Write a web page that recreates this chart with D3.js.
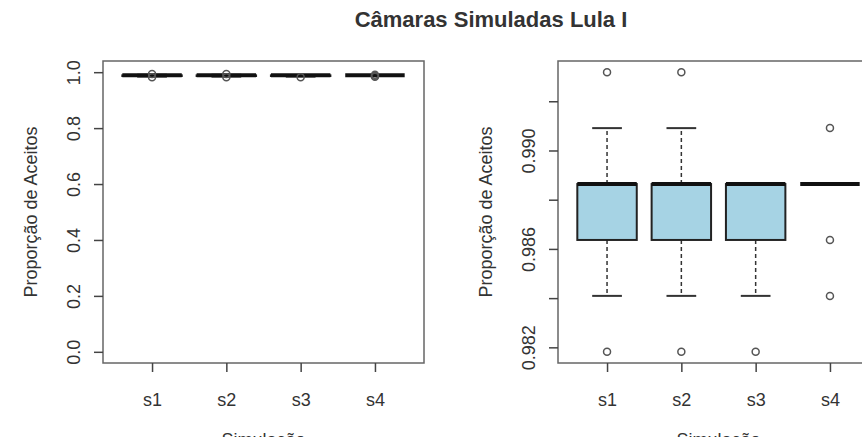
<!DOCTYPE html>
<html>
<head>
<meta charset="utf-8">
<script src="https://cdn.jsdelivr.net/npm/d3@7"></script>
<style>
body { margin:0; background:#fff; }
text { font-family: "Liberation Sans", Arial, sans-serif; fill:#333; }
</style>
</head>
<body>
<script>
// simulações e resumo dos boxplots (proporção de acertos)
var sims = ["s1", "s2", "s3", "s4"];
var whiskerLow  = [0.984091, 0.984091, 0.984091, 0.988636];
var q1          = [0.986364, 0.986364, 0.986364, 0.988636];
var median      = [0.988636, 0.988636, 0.988636, 0.988636];
var q3          = [0.988636, 0.988636, 0.988636, 0.988636];
var whiskerHigh = [0.990909, 0.990909, 0.988636, 0.988636];
var outliers    = [[0.981818, 0.993182], [0.981818, 0.993182], [0.981818], [0.984091, 0.986364, 0.990909]];

var leftTicks  = [0, 0.2, 0.4, 0.6, 0.8, 1.0];
var leftLabels = ["0.0", "0.2", "0.4", "0.6", "0.8", "1.0"];
var rightTicks  = [0.982, 0.984, 0.986, 0.988, 0.990, 0.992];
var rightLabels = ["0.982", "", "0.986", "", "0.990", ""];

var width = 862, height = 437;
var plotTop = 61, plotBottom = 363;

var svg = d3.select("body").append("svg")
	.attr("width", width)
	.attr("height", height);

function pad(ext)
{
	var s = (ext[1] - ext[0]) * 0.04;
	return [ext[0] - s, ext[1] + s];
}

function renderPanel(xRange, yDomain, tickValues, tickLabels)
{
	var x = d3.scalePoint().domain(sims).range(xRange).padding(0.66);
	var y = d3.scaleLinear().domain(yDomain).range([plotBottom, plotTop]);
	var boxW = x.step() * 0.8;
	var idx = sims.map(function(d, i){ return i; });

	var g = svg.append("g");

	var box = g.selectAll("g.box")
		.data(idx).enter()
		.append("g")
		.attr("class", "box");

	// bigodes tracejados
	box.append("line")
		.attr("x1", function(i){ return x(sims[i]); })
		.attr("x2", function(i){ return x(sims[i]); })
		.attr("y1", function(i){ return y(q3[i]); })
		.attr("y2", function(i){ return y(whiskerHigh[i]); })
		.attr("stroke", "#333").attr("stroke-width", 1.5)
		.attr("stroke-dasharray", "4,3");
	box.append("line")
		.attr("x1", function(i){ return x(sims[i]); })
		.attr("x2", function(i){ return x(sims[i]); })
		.attr("y1", function(i){ return y(q1[i]); })
		.attr("y2", function(i){ return y(whiskerLow[i]); })
		.attr("stroke", "#333").attr("stroke-width", 1.5)
		.attr("stroke-dasharray", "4,3");
	// caps
	box.filter(function(i){ return whiskerHigh[i] > q3[i]; })
		.append("line")
		.attr("x1", function(i){ return x(sims[i]) - boxW/4; })
		.attr("x2", function(i){ return x(sims[i]) + boxW/4; })
		.attr("y1", function(i){ return y(whiskerHigh[i]); })
		.attr("y2", function(i){ return y(whiskerHigh[i]); })
		.attr("stroke", "#333").attr("stroke-width", 2);
	box.filter(function(i){ return whiskerLow[i] < q1[i]; })
		.append("line")
		.attr("x1", function(i){ return x(sims[i]) - boxW/4; })
		.attr("x2", function(i){ return x(sims[i]) + boxW/4; })
		.attr("y1", function(i){ return y(whiskerLow[i]); })
		.attr("y2", function(i){ return y(whiskerLow[i]); })
		.attr("stroke", "#333").attr("stroke-width", 2);

	box.filter(function(i){ return q3[i] > q1[i]; })
		.append("rect")
		.attr("x", function(i){ return x(sims[i]) - boxW/2; })
		.attr("y", function(i){ return y(q3[i]); })
		.attr("width", boxW)
		.attr("height", function(i){ return y(q1[i]) - y(q3[i]); })
		.attr("fill", "#a6d3e4")
		.attr("stroke", "#222").attr("stroke-width", 2);

	box.append("line")
		.attr("x1", function(i){ return x(sims[i]) - boxW/2; })
		.attr("x2", function(i){ return x(sims[i]) + boxW/2; })
		.attr("y1", function(i){ return y(median[i]); })
		.attr("y2", function(i){ return y(median[i]); })
		.attr("stroke", "#111").attr("stroke-width", 4);

	box.selectAll("circle")
		.data(function(i){ return outliers[i].map(function(v){ return [i, v]; }); })
		.enter()
		.append("circle")
		.attr("cx", function(d){ return x(sims[d[0]]); })
		.attr("cy", function(d){ return y(d[1]); })
		.attr("r", 3.5)
		.attr("fill", "none")
		.attr("stroke", "#555").attr("stroke-width", 1.5);

	// moldura
	var x0 = xRange[0], x1 = xRange[1];
	g.append("rect")
		.attr("x", x0).attr("y", plotTop)
		.attr("width", x1 - x0).attr("height", plotBottom - plotTop)
		.attr("fill", "none")
		.attr("stroke", "#666").attr("stroke-width", 1.5);

	var yAxis = g.append("g")
		.attr("transform", "translate(" + x0 + ",0)")
		.call(d3.axisLeft(y).tickValues(tickValues).tickSize(9)
			.tickFormat(function(d, i){ return tickLabels[i]; }));
	yAxis.select(".domain").remove();
	yAxis.selectAll("line").attr("stroke", "#444").attr("stroke-width", 1.5);
	yAxis.selectAll("text")
		.attr("transform", "rotate(-90)")
		.attr("x", 0).attr("y", -23).attr("dy", null)
		.attr("text-anchor", "middle")
		.style("font-size", "18px")
		.attr("fill", "#333");

	var xAxis = g.append("g")
		.attr("transform", "translate(0," + plotBottom + ")")
		.call(d3.axisBottom(x).tickSize(9));
	xAxis.select(".domain").remove();
	xAxis.selectAll("line").attr("stroke", "#444").attr("stroke-width", 1.5);
	xAxis.selectAll("text")
		.attr("y", 43).attr("dy", null)
		.style("font-size", "18px")
		.attr("fill", "#333");

	g.append("text")
		.attr("transform", "translate(" + (x0 - 66) + "," + ((plotTop + plotBottom)/2) + ") rotate(-90)")
		.attr("text-anchor", "middle")
		.style("font-size", "18px")
		.text("Proporção de Aceitos");

	g.append("text")
		.attr("x", (x0 + x1)/2)
		.attr("y", 446)
		.attr("text-anchor", "middle")
		.style("font-size", "18px")
		.text("Simulação");
}

renderPanel([103, 424], pad([0, 1]), leftTicks, leftLabels);

var allVals = whiskerLow.concat(whiskerHigh, q1, q3, median, d3.merge(outliers));
renderPanel([558, 879], pad(d3.extent(allVals)), rightTicks, rightLabels);

svg.append("text")
	.attr("x", 491)
	.attr("y", 27)
	.attr("text-anchor", "middle")
	.style("font-size", "22px")
	.style("font-weight", "bold")
	.attr("fill", "#222")
	.text("Câmaras Simuladas Lula I");
</script>
</body>
</html>
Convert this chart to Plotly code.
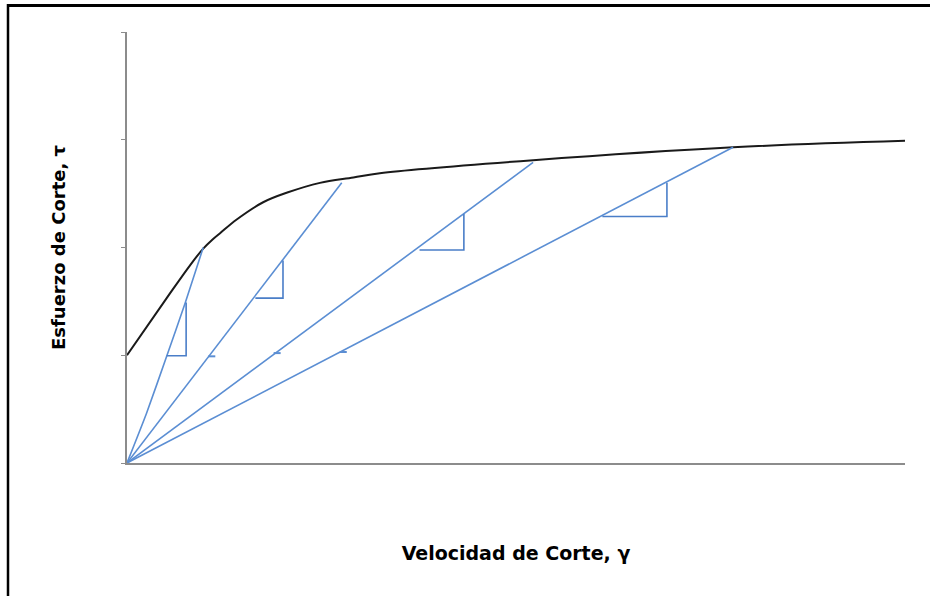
import plotly.graph_objects as go

# Flow curve (black)
curve_x = [0, 5.1, 8.1, 9.8, 11.0, 12.0, 14.1, 17.5, 20.6, 24.8, 29.1, 32.5, 52.2, 77.9, 100]
curve_y = [1.0, 1.53, 1.835, 1.99, 2.075, 2.135, 2.26, 2.42, 2.51, 2.60, 2.65, 2.69, 2.81, 2.93, 2.99]

# Secant / tangent lines from origin (blue)
line1_x = [0, 2.5, 5.1, 7.5, 9.8]
line1_y = [0, 0.46, 0.99, 1.49, 2.0]
line2_x = [0, 27.6]
line2_y = [0, 2.60]
line3_x = [0, 52.2]
line3_y = [0, 2.79]
line4_x = [0, 77.9]
line4_y = [0, 2.93]

# Slope triangles (horizontal leg then vertical leg)
tri1_x = [5.1, 7.6, 7.6]
tri1_y = [0.995, 0.995, 1.49]
tri2_x = [16.5, 20.05, 20.05]
tri2_y = [1.53, 1.53, 1.88]
tri3_x = [37.6, 43.3, 43.3]
tri3_y = [1.977, 1.977, 2.31]
tri4_x = [61.1, 69.4, 69.4]
tri4_y = [2.288, 2.288, 2.60]

# small marks on lines
mark_x = [10.9, 19.3, 27.8]
mark_y = [0.99, 1.02, 1.03]

y_ticks = [0, 1, 2, 3, 4]

blue = "#5B8ED3"
fig = go.Figure()
fig.add_trace(go.Scatter(x=curve_x, y=curve_y, mode="lines",
                         line=dict(color="#1a1a1a", width=2, shape="spline", smoothing=1.0)))
fig.add_trace(go.Scatter(x=line1_x, y=line1_y, mode="lines",
                         line=dict(color=blue, width=1.6, shape="spline", smoothing=0.5)))
for lx, ly in [(line2_x, line2_y), (line3_x, line3_y), (line4_x, line4_y)]:
    fig.add_trace(go.Scatter(x=lx, y=ly, mode="lines", line=dict(color=blue, width=1.6)))
for tx, ty in [(tri1_x, tri1_y), (tri2_x, tri2_y), (tri3_x, tri3_y), (tri4_x, tri4_y)]:
    fig.add_trace(go.Scatter(x=tx, y=ty, mode="lines", line=dict(color="#4A7EC8", width=1.6)))
fig.add_trace(go.Scatter(x=mark_x, y=mark_y, mode="markers",
                         marker=dict(symbol="line-ew", size=5, line=dict(color=blue, width=2))))

W, H = 930, 596
L, R, T, B = 127, 25, 32, 133
pw, ph = W - L - R, H - T - B

def px(x):
    return (x - L) / pw

def py(y):
    return (H - B - y) / ph

shapes = [
    dict(type="line", xref="paper", yref="paper", x0=px(7), x1=px(932), y0=py(5.5), y1=py(5.5),
         line=dict(color="black", width=3)),
    dict(type="line", xref="paper", yref="paper", x0=px(8), x1=px(8), y0=py(4), y1=py(600),
         line=dict(color="black", width=2.5)),
]

fig.update_layout(
    width=W, height=H, showlegend=False,
    margin=dict(l=L, r=R, t=T, b=B),
    paper_bgcolor="white", plot_bgcolor="white",
    shapes=shapes,
    xaxis=dict(range=[0, 100], showgrid=False, zeroline=False, showline=True,
               linecolor="#8c8c8c", linewidth=1.5, showticklabels=False, ticks="",
               title=dict(text="<b>Velocidad de Corte, γ</b>", standoff=83,
                          font=dict(family="DejaVu Sans", size=19, color="black"))),
    yaxis=dict(range=[0, 4], showgrid=False, zeroline=False, showline=True,
               linecolor="#8c8c8c", linewidth=1.5, showticklabels=False,
               tickvals=y_ticks, ticks="outside", ticklen=4, tickcolor="#8c8c8c", tickwidth=1,
               title=dict(text="<b>Esfuerzo de Corte, τ</b>", standoff=51,
                          font=dict(family="DejaVu Sans", size=18, color="black"))),
)

fig.write_html("out.html", config={"displayModeBar": False},
               post_script="document.body.style.margin='0';")
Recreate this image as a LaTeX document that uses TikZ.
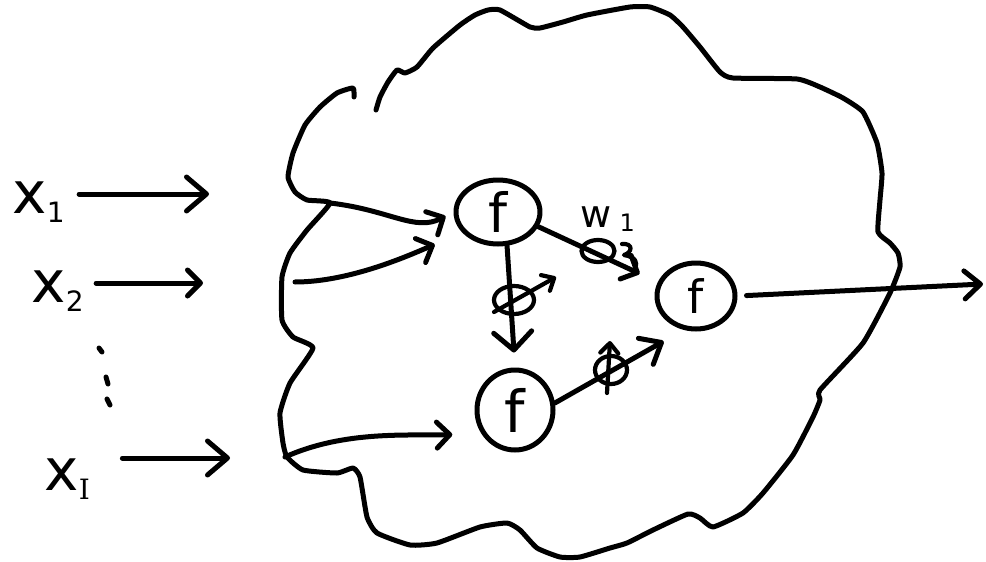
\documentclass[tikz,border=0pt]{standalone}
\usepackage{fontspec}
\setmainfont{DejaVu Sans}
\newfontfamily\serifI{DejaVu Serif}
\usetikzlibrary{arrows.meta,shapes.geometric}
\begin{document}
\begin{tikzpicture}[x=1pt,y=-1pt,
  line width=5pt, line cap=round, line join=round,
  arr/.style={-{Straight Barb[length=13pt,width=26pt,round]}},
  bigarr/.style={-{Straight Barb[length=20pt,width=34pt,round]}},
  smallarr/.style={-{Straight Barb[length=10pt,width=18pt,round]}},
  fnode/.style={ellipse, draw, inner sep=0pt},
  knob/.style={ellipse, draw, inner sep=0pt, line width=4.2pt},
  lab/.style={inner sep=0pt, anchor=base west, font=\fontsize{58}{58}\selectfont},
]
\newcommand{\subx}[1]{\raisebox{-9pt}{\fontsize{28}{28}\selectfont #1}}
\useasboundingbox (0,0) rectangle (986,562);

% cloud outline
\draw plot[smooth, tension=0.3] coordinates {(376,110) (380,97) (388,82) (397,70) (405,73) (417,67) (433,48) (460,25) (475,15) (488,10) (500,10) (530,27) (540,28) (563,22) (587,15) (630,7) (650,7) (670,15) (683,27) (700,47) (720,72) (733,78) (797,79) (820,87) (843,98) (863,112) (877,143) (882,173) (880,200) (878,232) (890,243) (898,253) (900,267) (890,293) (863,343) (820,390) (820,400) (813,417) (793,455) (763,493) (743,513) (713,527) (700,518) (688,514) (653,530) (627,543) (610,548) (580,557) (560,557) (537,548) (520,530) (507,523) (480,527) (437,543) (410,545) (377,533) (367,517) (360,477) (353,468) (337,473) (303,470) (287,457) (283,443) (280,413) (290,383) (313,348) (293,337) (282,320) (282,277) (290,253) (307,230) (330,203) (307,200) (295,192) (288,177) (293,153) (305,125) (320,107) (337,93) (353,88) (354,97)};

% input labels
\node[lab] (x1) at (10,213) {x\subx{1}};
\node[lab] (x2) at (29,302) {x\subx{2}};
\node[lab] (xI) at (42,490) {x\subx{\serifI I}};
\coordinate (a1) at (209,194);
\coordinate (a2) at (203,283);
\coordinate (a3) at (230,458);
\draw[bigarr, shorten <=12pt] (x1.east |- a1) -- (a1);
\draw[arr, shorten <=10pt] (x2.east |- a2) -- (a2);
\draw[bigarr, shorten <=30pt] (xI.east |- a3) -- (a3);
% vertical dots
\draw (99,348) -- (102,352);
\draw (106,377) -- (108,384);
\draw (107,399) -- (110,405);

% neurons
\node[fnode, minimum width=84pt, minimum height=64pt, font=\fontsize{54}{54}\selectfont] (f1) at (498,212) {f};
\node[fnode, minimum width=78pt, minimum height=66pt, font=\fontsize{46}{46}\selectfont] (f2) at (696,296) {f};
\node[fnode, minimum width=76pt, minimum height=80pt, font=\fontsize{58}{58}\selectfont] (f3) at (515,410) {f};

% inputs inside the cloud
\coordinate (in1) at (330,203);
\coordinate (in2) at (295,282);
\coordinate (in3) at (285,457);
\draw[arr, shorten >=9pt] (in1) .. controls (390,210) and (415,232) .. (f1.west);
\draw[arr, shorten >=30pt] (in2) .. controls (350,282) and (410,255) .. (f1.210);
\draw[arr, shorten >=29pt] (in3) .. controls (345,430) and (410,436) .. (f3.215);

% weight knobs
\node[knob, minimum width=33pt, minimum height=22pt] (p1) at (598,251) {};
\node[knob, minimum width=40pt, minimum height=28pt] (p2) at (514,300) {};
\node[knob, minimum width=32pt, minimum height=28pt] (p3) at (611,370) {};

% connections between neurons
\draw[arr, shorten >=20pt] (f1.-20) -- (f2.160);
\draw[-{Straight Barb[length=18pt,width=38pt,round]}, shorten >=15pt] (f1.-75) -- (f3.north);
\draw[-{Straight Barb[length=18pt,width=30pt,round]}, shorten >=23pt] (f3.10) -- (f2.250);

% output
\coordinate (out) at (983,284);
\draw[-{Straight Barb[length=16pt,width=28pt,round]}, shorten <=9pt] (f2.east) -- (out);

% adjusting arrows through the knobs
\draw[smallarr, line width=4.2pt] ([shift={(-20,12)}]p2.center) -- ([shift={(42,-23)}]p2.center);
\draw[smallarr, line width=4.2pt] ([shift={(-4,23)}]p3.center) -- ([shift={(-1,-29)}]p3.center);
\draw[line width=4.2pt] ([shift={(24,-7)}]p1.center) .. controls ([shift={(36,-8)}]p1.center) and ([shift={(34,2)}]p1.center) .. ([shift={(26,4)}]p1.center) .. controls ([shift={(38,6)}]p1.center) and ([shift={(40,12)}]p1.center) .. ([shift={(37,17)}]p1.center);

% weight label
\node[inner sep=0pt, anchor=base west, font=\fontsize{38}{38}\selectfont] (wl) at (578,227) {w\hspace{8pt}\raisebox{-4pt}{\fontsize{24}{24}\selectfont 1}};
\end{tikzpicture}
\end{document}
········
▸ **Written problem**:
Every line from the top of the entries through the line that holds "[0.984091, 0.986364, 0.990909]];" is to be quoted exactly, please, and nothing else; omit the pictures.

▸ **Answer for this exercise**:
Write a web page that recreates this chart with D3.js.
<!DOCTYPE html>
<html>
<head>
<meta charset="utf-8">
<script src="https://cdn.jsdelivr.net/npm/d3@7"></script>
<style>
body { margin:0; background:#fff; }
text { font-family: "Liberation Sans", Arial, sans-serif; fill:#333; }
</style>
</head>
<body>
<script>
// simulações e resumo dos boxplots (proporção de acertos)
var sims = ["s1", "s2", "s3", "s4"];
var whiskerLow  = [0.984091, 0.984091, 0.984091, 0.988636];
var q1          = [0.986364, 0.986364, 0.986364, 0.988636];
var median      = [0.988636, 0.988636, 0.988636, 0.988636];
var q3          = [0.988636, 0.988636, 0.988636, 0.988636];
var whiskerHigh = [0.990909, 0.990909, 0.988636, 0.988636];
var outliers    = [[0.981818, 0.993182], [0.981818, 0.993182], [0.981818], [0.984091, 0.986364, 0.990909]];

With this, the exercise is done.